The term "bully pulpit" stems from President Theodore Roosevelt's reference to the White House as a "bully pulpit," meaning a terrific platform from which to persuasively advocate an agenda. Roosevelt often used the word "bully" as an adjective meaning superb/wonderful. The Bully Pulpit features news, reasoned discourse, opinion and some humor.

Monday, June 27, 2011

George Will: Jon Huntsman Is For Voters ‘Who Don’t Really Like Republicans’

(By Matt Schneider, Mediaite) - On 'This Week', during a discussion of presidential politics, the candidacy of Jon Huntsman was briefly mentioned and conservative commentator George Will did not seem too impressed. Despite Chrystia Freeland hyping Huntsman as the “darling of elites” and as someone who “talks in complete sentences,” Will cautioned anyone against getting too excited.

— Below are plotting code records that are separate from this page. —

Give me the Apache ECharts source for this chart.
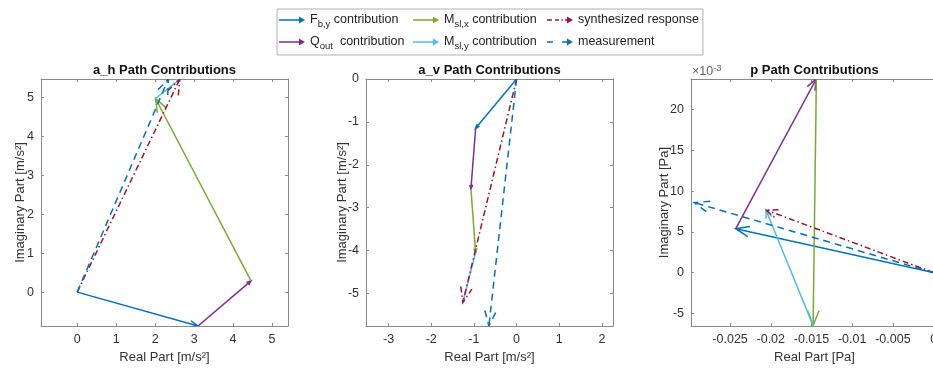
<!DOCTYPE html>
<html>
<head>
<meta charset="utf-8">
<title>Path Contributions</title>
<script src="https://cdn.jsdelivr.net/npm/echarts@6/dist/echarts.min.js"></script>
<style>
  html, body { margin: 0; padding: 0; background: #fff; }
  #chart { width: 933px; height: 369px; }
</style>
</head>
<body>
<div id="chart"></div>
<script>
// Series names (legend entries)
const contributionNames = ['F_b,y contribution', 'Q_out contribution', 'M_sl,x contribution', 'M_sl,y contribution'];
const synthName = 'synthesized response';
const measName = 'measurement';

// a_h path: complex contributions (real / imaginary parts), m/s^2
const ahReal = [3.10, 1.36, -2.45, 0.62];
const ahImag = [-0.87, 1.16, 4.68, 0.49];
const ahSynth = [2.63, 5.46];
const ahMeas = [2.34, 5.47];

// a_v path, m/s^2
const avReal = [-0.96, -0.11, 0.11, -0.30];
const avImag = [-1.15, -1.41, -1.49, -1.16];
const avSynth = [-1.26, -5.21];
const avMeas = [-0.65, -5.76];

// p path, Pa
const pReal = [-0.0243, 0.0099, -0.0004, -0.0058];
const pImag = [0.0054, 0.0184, -0.0303, 0.0142];
const pSynth = [-0.0206, 0.0077];
const pMeas = [-0.0294, 0.0086];

// Tick values
const ahXTicks = [0, 1, 2, 3, 4, 5];
const ahYTicks = [0, 1, 2, 3, 4, 5];
const avXTicks = [-3, -2, -1, 0, 1, 2];
const avYTicks = [-5, -4, -3, -2, -1, 0];
const pXTicks = [-0.025, -0.02, -0.015, -0.01, -0.005, 0];
const pYTicks = [-0.005, 0, 0.005, 0.01, 0.015, 0.02];

// Titles and axis names
const titles = ['a_h Path Contributions', 'a_v Path Contributions', 'p Path Contributions'];
const xNames = ['Real Part [m/s²]', 'Real Part [m/s²]', 'Real Part [Pa]'];
const yNames = ['Imaginary Part [m/s²]', 'Imaginary Part [m/s²]', 'Imaginary Part [Pa]'];

const colors = ['#0072BD', '#7E2F8E', '#77AC30', '#4DBEEE', '#A2142F', '#0072BD'];
const FONT = '"Liberation Sans", Arial, Helvetica, sans-serif';
const AXIS_COLOR = '#8a8a8a';
const TEXT_COLOR = '#333';

// Panel layout: equal-aspect axis limits
const panels = [
  { real: ahReal, imag: ahImag, synth: ahSynth, meas: ahMeas, xTicks: ahXTicks, yTicks: ahYTicks,
    xMin: -0.93, xMax: 5.41, yMin: -0.87, yMax: 5.47, left: 41, yNameGap: 14,
    xFmt: v => String(v), yFmt: v => String(v) },
  { real: avReal, imag: avImag, synth: avSynth, meas: avMeas, xTicks: avXTicks, yTicks: avYTicks,
    xMin: -3.53, xMax: 2.26, yMin: -5.76, yMax: 0, left: 366, yNameGap: 17,
    xFmt: v => String(v), yFmt: v => String(v) },
  { real: pReal, imag: pImag, synth: pSynth, meas: pMeas, xTicks: pXTicks, yTicks: pYTicks,
    xMin: -0.0298, xMax: 0.00054, yMin: -0.00655, yMax: 0.02377, left: 691, yNameGap: 20,
    xFmt: v => String(parseFloat(v.toFixed(4))), yFmt: v => String(Math.round(v * 1000)) }
];
const GRID_TOP = 79, GRID_SIZE = 247;

// Arrow drawn with open barbs, sized in pixel space
function arrowRenderer(color, dash) {
  return function (params, api) {
    const a = api.coord([api.value(0), api.value(1)]);
    const b = api.coord([api.value(2), api.value(3)]);
    const dx = b[0] - a[0], dy = b[1] - a[1];
    const len = Math.hypot(dx, dy) || 1;
    const ux = dx / len, uy = dy / len;
    const h = Math.max(3.5, Math.min(15, len * 0.066));
    const w = h * 0.38;
    const bx = b[0] - ux * h, by = b[1] - uy * h;
    const style = { stroke: color, lineWidth: 1.5, fill: null, lineDash: dash || null };
    return {
      type: 'group',
      children: [
        { type: 'polyline', shape: { points: [a, b] }, style: style },
        { type: 'polyline', shape: { points: [[bx - uy * w, by + ux * w], b, [bx + uy * w, by - ux * w]] }, style: style }
      ]
    };
  };
}

const grids = [], xAxes = [], yAxes = [], series = [], graphics = [];

function axisCommon(ticks, fmt, showLabel) {
  return {
    type: 'value',
    nameMoveOverlap: false,
    axisLine: { show: true, onZero: false, lineStyle: { color: AXIS_COLOR, width: 1 } },
    axisTick: { show: true, inside: true, length: 3, customValues: ticks, lineStyle: { color: AXIS_COLOR } },
    axisLabel: { show: showLabel, customValues: ticks, formatter: fmt, color: TEXT_COLOR, fontSize: 12.5, margin: 7, fontFamily: FONT },
    splitLine: { show: false }
  };
}

panels.forEach((p, i) => {
  grids.push({
    left: p.left, top: GRID_TOP, width: GRID_SIZE, height: GRID_SIZE,
    containLabel: false, outerBoundsMode: 'none'
  });

  xAxes.push(Object.assign(axisCommon(p.xTicks, p.xFmt, true), {
    gridIndex: i, position: 'bottom', min: p.xMin, max: p.xMax,
    name: xNames[i], nameLocation: 'middle', nameGap: 25,
    nameTextStyle: { color: TEXT_COLOR, fontSize: 13, fontFamily: FONT }
  }));
  xAxes.push(Object.assign(axisCommon(p.xTicks, p.xFmt, false), {
    gridIndex: i, position: 'top', min: p.xMin, max: p.xMax
  }));
  yAxes.push(Object.assign(axisCommon(p.yTicks, p.yFmt, true), {
    gridIndex: i, position: 'left', min: p.yMin, max: p.yMax,
    name: yNames[i], nameLocation: 'middle', nameGap: p.yNameGap,
    nameTextStyle: { color: TEXT_COLOR, fontSize: 13, fontFamily: FONT }
  }));
  yAxes.push(Object.assign(axisCommon(p.yTicks, p.yFmt, false), {
    gridIndex: i, position: 'right', min: p.yMin, max: p.yMax
  }));

  // Contributions placed head to tail starting at the origin
  let sx = 0, sy = 0;
  p.real.forEach((re, k) => {
    const ex = sx + re, ey = sy + p.imag[k];
    series.push({
      type: 'custom', name: contributionNames[k], xAxisIndex: 2 * i, yAxisIndex: 2 * i,
      itemStyle: { color: colors[k] }, clip: true,
      encode: { x: [0, 2], y: [1, 3] },
      renderItem: arrowRenderer(colors[k]),
      data: [[sx, sy, ex, ey]], z: 3
    });
    sx = ex; sy = ey;
  });
  series.push({
    type: 'custom', name: synthName, xAxisIndex: 2 * i, yAxisIndex: 2 * i,
    itemStyle: { color: colors[4] }, clip: true,
    encode: { x: [0, 2], y: [1, 3] },
    renderItem: arrowRenderer(colors[4], [6, 3, 1.5, 3]),
    data: [[0, 0, p.synth[0], p.synth[1]]], z: 4
  });
  series.push({
    type: 'custom', name: measName, xAxisIndex: 2 * i, yAxisIndex: 2 * i,
    itemStyle: { color: colors[5] }, clip: true,
    encode: { x: [0, 2], y: [1, 3] },
    renderItem: arrowRenderer(colors[5], [7, 5]),
    data: [[0, 0, p.meas[0], p.meas[1]]], z: 4
  });

  graphics.push({
    type: 'text', x: p.left + GRID_SIZE / 2, y: 70,
    style: { text: titles[i], align: 'center', verticalAlign: 'middle', font: 'bold 13px ' + FONT, fill: '#111' }
  });
});

// Exponent label for the p-path imaginary axis
graphics.push({
  type: 'text', x: 692, y: 72,
  style: {
    text: '×10{sup|-3}', verticalAlign: 'middle', fill: '#666', font: '12.5px ' + FONT,
    rich: { sup: { fontSize: 9.5, verticalAlign: 'top', padding: [0, 0, 8, 0], fill: '#666' } }
  }
});

// Legend icons (26 x 8 arrow shapes)
const iconSolid = 'path://M0,3.3L20,3.3L20,0.6L26,4L20,7.4L20,4.7L0,4.7Z';
const iconDashDot = 'path://M0,3.3h5v1.4h-5z M8,3.3h4v1.4h-4z M14.5,3.3h1.5v1.4h-1.5z M18,3.3L20,3.3L20,0.6L26,4L20,7.4L20,4.7L18,4.7Z';
const iconDashed = 'path://M0,3.3h6v1.4h-6z M15,3.3L20,3.3L20,0.6L26,4L20,7.4L20,4.7L15,4.7Z';

const legendLabels = {};
legendLabels[contributionNames[0]] = 'F{sub|b,y} contribution';
legendLabels[contributionNames[1]] = 'Q{sub|out}  contribution';
legendLabels[contributionNames[2]] = 'M{sub|sl,x} contribution';
legendLabels[contributionNames[3]] = 'M{sub|sl,y} contribution';
legendLabels[synthName] = 'synthesized response';
legendLabels[measName] = 'measurement';

const option = {
  animation: false,
  backgroundColor: '#fff',
  textStyle: { fontFamily: FONT },
  grid: grids,
  xAxis: xAxes,
  yAxis: yAxes,
  series: series,
  graphic: graphics,
  legend: {
    left: 277, top: 9, padding: [2, 4, 4, 2],
    itemWidth: 26, itemHeight: 8, itemGap: 4,
    borderColor: '#b0b0b0', borderWidth: 1, backgroundColor: '#fff',
    selectedMode: true,
    itemStyle: { borderWidth: 0 },
    data: [
      { name: contributionNames[0], icon: iconSolid },
      { name: contributionNames[2], icon: iconSolid },
      { name: synthName, icon: iconDashDot },
      '',
      { name: contributionNames[1], icon: iconSolid },
      { name: contributionNames[3], icon: iconSolid },
      { name: measName, icon: iconDashed }
    ],
    formatter: name => legendLabels[name] || name,
    textStyle: {
      fontSize: 12.5, color: '#222', width: 99, lineHeight: 18, fontFamily: FONT,
      rich: { sub: { fontSize: 9.5, lineHeight: 18, verticalAlign: 'bottom', fontFamily: FONT } }
    }
  }
};

const chart = echarts.init(document.getElementById('chart'), null, { renderer: 'canvas' });
chart.setOption(option);
</script>
</body>
</html>
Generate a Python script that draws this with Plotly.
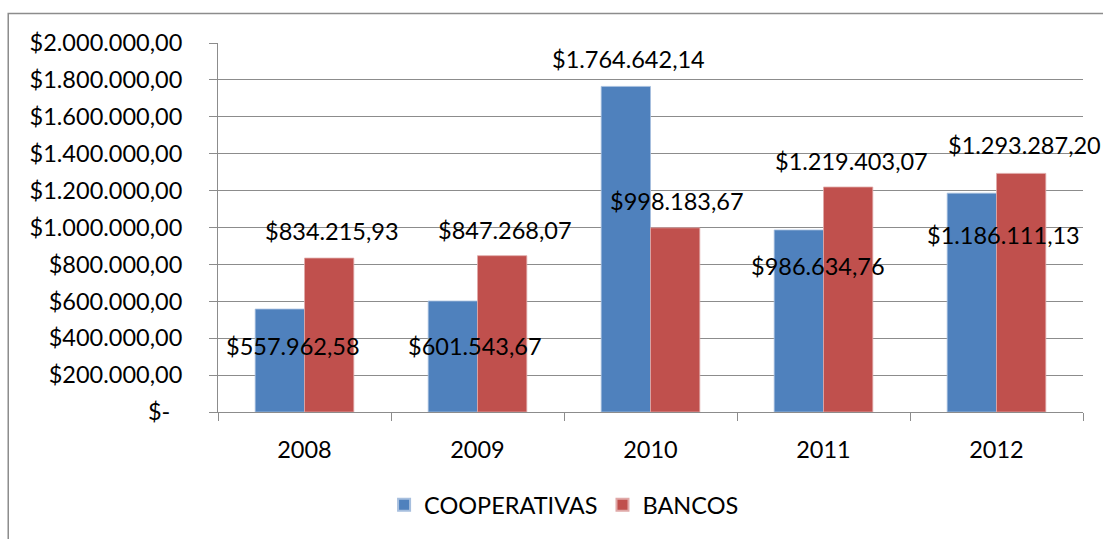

Will described Huntsman as someone who was attempting to emulate Ronald Reagan, but apparently didn’t understand politics like him:


“In almost every cycle there’s a Republican who appeals to people who don’t really very much like Republicans . . . Mr. Huntsman’s announcement that he would take the high road had a whiff of moral arrogance about it and we will see. He said ‘I’m not going to run down my opponent.’ He stood where Ronald Reagan stood. And when Ronald Reagan stood there in 1980 he said this about his opponent, Jimmy Carter, ‘A litany of despair of broken promises of sacred trusts abandoned and forgotten.’ That’s politics.”